Les derniers développements confirment que l’arrière-pays africain est le bastion de la multipolarité du continent, tandis que la périphérie côtière sert à la fois de point d’entrée et de redoute pour l’unipolarité, ce qui reflète la dynamique de l’Eurasie. Cette situation conforte la théorie du professeur Alexandre Douguine sur la rivalité historique entre les puissances terrestres et les puissances maritimes. Dans le contexte africain, les puissances terrestres de l’Eurasie aident leurs partenaires de l’arrière-pays à se libérer de l’influence des puissances maritimes de l’Eurasie.
Ces mêmes puissances maritimes, en l’occurrence la France (qui a historiquement une double identité mer-terre) et les États-Unis, se replient à présent sur la Côte d’Ivoire, alignée sur la mer, après avoir été expulsée du Sahel. Cela renforcera la pression sur le Nigeria, une puissance terrestre africaine qui entretient depuis longtemps des liens étroits avec les puissances maritimes occidentales telles que le Royaume-Uni et les États-Unis. Ces éléments ont été pleinement mis en évidence lors de la débâcle de l’été 2023, soutenue par l’Occident, qui a fait pression en vain sur le Niger pour qu’il réinstalle son dirigeant évincé et qui a menacé de l’envahir.
L’incapacité à récolter des dividendes tangibles de cette politique inutilement agressive a conduit à une grande refonte stratégique qui a abouti à ce que le Nigeria devienne un partenaire officiel des BRICS après le sommet d’octobre. Il s’agit d’une étape positive, mais rien n’a encore été fait pour résoudre la corruption infâme du pays ni sa série apparemment insoluble de conflits ethno-religieux-régionaux de longue durée, qui peuvent tous deux être exacerbés de l’extérieur par l’Occident pour manipuler sa politique étrangère ou le punir en cas d’échec de cette approche.
C’est une chose pour l’Occident de perdre sa position géostratégique au Sahel, qui comprend certains des pays les plus pauvres du monde (le Sénégal est de loin le pays le plus riche, mais il y a encore beaucoup de pauvreté), et c’en est une autre de perdre le Nigeria, qui possède d’énormes réserves d’énergie et qui est le pays le plus peuplé d’Afrique. Le repli post-sahélien de la France et des États-Unis en Côte d’Ivoire n’est utile que dans la mesure où il fournit une base à partir de laquelle déstabiliser l’Alliance/Confédération sahélienne, mais il est inutile vis-à-vis du Nigeria.
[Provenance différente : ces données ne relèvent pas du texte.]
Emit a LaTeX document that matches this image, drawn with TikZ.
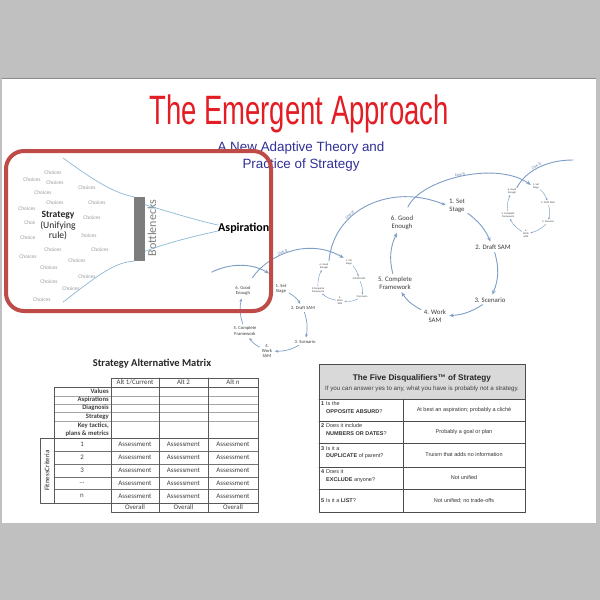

Les observateurs peuvent donc s’attendre à ce que l’Occident aux ordres des États-Unis et de la France applique une politique à trois volets pour repousser les dernières réalisations multipolaires : 1) plus de guerre hybride contre l’Alliance/Confédération sahélienne ; 2) plus de contacts avec le Nigeria ; et 3) une guerre hybride contre lui aussi en cas d’échec. La Côte d’Ivoire jouera un rôle central dans le premier aspect ; le deuxième prendra des formes diplomatiques et économiques ; tandis que le troisième peut se manifester par un soutien secret (notamment militaire) aux groupes armés existants.
Il ne s’agit pas de suggérer le succès de cette politique prédite, mais simplement de dire qu’une partie ou la totalité de cette séquence se déroulera probablement en raison des frictions entre les intérêts occidentaux/non occidentaux et unipolaires/multipolaires en Afrique, qui ont été aggravées par le dernier coup militaire de la France dans le Sahel. Il se peut que les États-Unis et la France aient encore besoin de temps pour élaborer un plan sur la manière la plus efficace de répondre à tout, mais personne ne devrait douter qu’ils feront quelque chose, et quoi que ce soit, cela visera à restaurer leur hégémonie perdue.